Determination (decision)

  1. In line with paragraph 54 of the Scheme, the Ombudsman finds that there was service failure on the part of the landlord in the handling of the resident’s reports of repair issues at his property.
  2. In line with paragraph 39(m) of the Scheme, the complaint about access to adult social care is outside of jurisdiction.

 

Reasons

  1. This has been a very finely balanced decision. It is clear from the information available to the Ombudsman that access to the property has been a significant barrier in the landlord carrying out the works required to the resident’s home. It has made extensive efforts, in conjunction with the resident, his solicitor, and support services to make reasonable adjustments so that the repairs could be completed. This no doubt has taken up a considerable amount of resource. The resident’s tenancy agreement obliges him to provide access for repairs, yet on several occasions he has not allowed access for repairs to be undertaken. 
  2. The evidence also shows that the landlord took steps to replace the gas boiler at the property in light of the resident’s ongoing concerns about this, and that when he then reported faults with the new system this was investigated and no fault with the electrical supply or heating and hot water at the property was found.
  1. There is no evidence that the property has been condemned or has been found to be structurally unsound. Neither is there any indication of court orders or injunctions. While the resident complains that the landlord does not listen to his reports of repairs and refuses to carry them out, the evidence demonstrates that this is not the case.
  1. However, it is a concern that the repairs at the property have been outstanding for so long.

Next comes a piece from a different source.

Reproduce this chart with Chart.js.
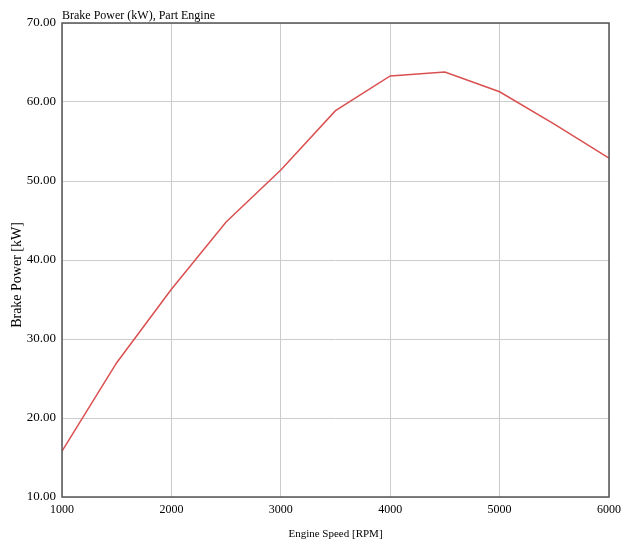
<!DOCTYPE html>
<html><head><meta charset="utf-8">
<script src="https://cdn.jsdelivr.net/npm/chart.js@4"></script>
<style>html,body{margin:0;padding:0;background:#fff}</style>
</head><body>
<canvas id="c" width="621" height="541"></canvas>
<script>
const rpm = [1000,1500,2000,2500,3000,3500,4000,4500,5000,5500,6000];
const brakePower = [15.8,27.0,36.3,44.8,51.4,58.9,63.3,63.8,61.3,57.2,52.9];
const chartTitle = "Brake Power (kW), Part Engine";
const xTitle = "Engine Speed [RPM]";
const yTitle = "Brake Power [kW]";
const FONT = "'Liberation Serif', 'DejaVu Serif', serif";

const boxPlugin = {
  id: 'box',
  afterDraw(chart){
    const {ctx, chartArea:a} = chart;
    ctx.save();
    ctx.strokeStyle = '#555';
    ctx.lineWidth = 1.5;
    ctx.strokeRect(a.left, a.top, a.right-a.left, a.bottom-a.top);
    ctx.fillStyle = '#000';
    ctx.font = "12px " + FONT;
    ctx.textAlign = 'left';
    ctx.textBaseline = 'bottom';
    ctx.fillText(chartTitle, a.left, a.top - 1);
    // y-axis title
    ctx.translate(17, 275);
    ctx.rotate(-Math.PI/2);
    ctx.font = "14px " + FONT;
    ctx.textAlign = 'center';
    ctx.textBaseline = 'middle';
    ctx.fillText(yTitle, 0, 0);
    ctx.restore();
  }
};

new Chart(document.getElementById('c'), {
  type: 'line',
  data: { datasets: [{
    data: rpm.map((x,i)=>({x, y: brakePower[i]})),
    borderColor: 'rgb(218,80,80)',
    borderWidth: 1.5,
    pointRadius: 0,
    tension: 0,
    fill: false
  }]},
  options: {
    responsive: false,
    animation: false,
    layout: { padding: { top: 23, right: 12, left: 0, bottom: 0 } },
    plugins: { legend: { display: false }, tooltip: { enabled: false } },
    scales: {
      x: {
        type: 'linear', min: 1000, max: 6000,
        ticks: { stepSize: 1000, color: '#000', font: { family: FONT, size: 12 }, padding: 6, maxRotation: 0, callback: v => String(v) },
        grid: { color: '#cccccc', drawTicks: false },
        border: { display: false },
        title: { display: true, text: xTitle, color: '#000', font: { family: FONT, size: 11 }, padding: {top: 4, bottom: 0} },
        afterFit(s){ s.height = 44; s.paddingLeft = 0; s.paddingRight = 0; }
      },
      y: {
        min: 10, max: 70,
        ticks: { stepSize: 10, color: '#000', font: { family: FONT, size: 13 }, padding: 6, callback: v => v.toFixed(2) },
        grid: { color: '#cccccc', drawTicks: false },
        border: { display: false },
        title: { display: false },
        afterFit(s){ s.width = 62; s.paddingTop = 0; s.paddingBottom = 0; }
      }
    }
  },
  plugins: [boxPlugin]
});
</script>
</body></html>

Despite the significant problems that the landlord has faced it remains the case that it is responsible for carrying out these works and it could have done more to review the condition of the property in 2018. As the independent surveyor’s report evidenced, there was a significant deterioration in this from the survey carried out by the landlord in 2017.
  2. It was then a year from the provision of the independent survey detailing the repairs required to these being scheduled. This was a long delay which does not appear to have been caused by access issues, and there is little indication that the resident was kept updated on progress. Further, there was an opportunity missed to have carried out the external repairs sooner. These failings could warrant a more serious finding of maladministration (rather than service failure), and a higher compensation amount, but the Ombudsman takes into account the mitigating factors in the case and the clear efforts that the landlord has made to try and fulfil its repair obligations.

Orders

  1. The Ombudsman orders the landlord to:
    1. Pay the resident £200 as a remedy to the delays in carrying out works to the property.
    2. Seek legal advice on its repair obligations in this case.
    3. Within one month of obtaining legal advice, convene a meeting with the resident, his support services and any legal representation he has, to decide on a way forward so that the repairs can be completed. This should include the possible outcomes should the resident not provide access for any planned attendances.
    4. Within one month of this meeting, the landlord should write to the resident (via his representative should he have one) setting out a proposal for completing the repairs, to include a timescale.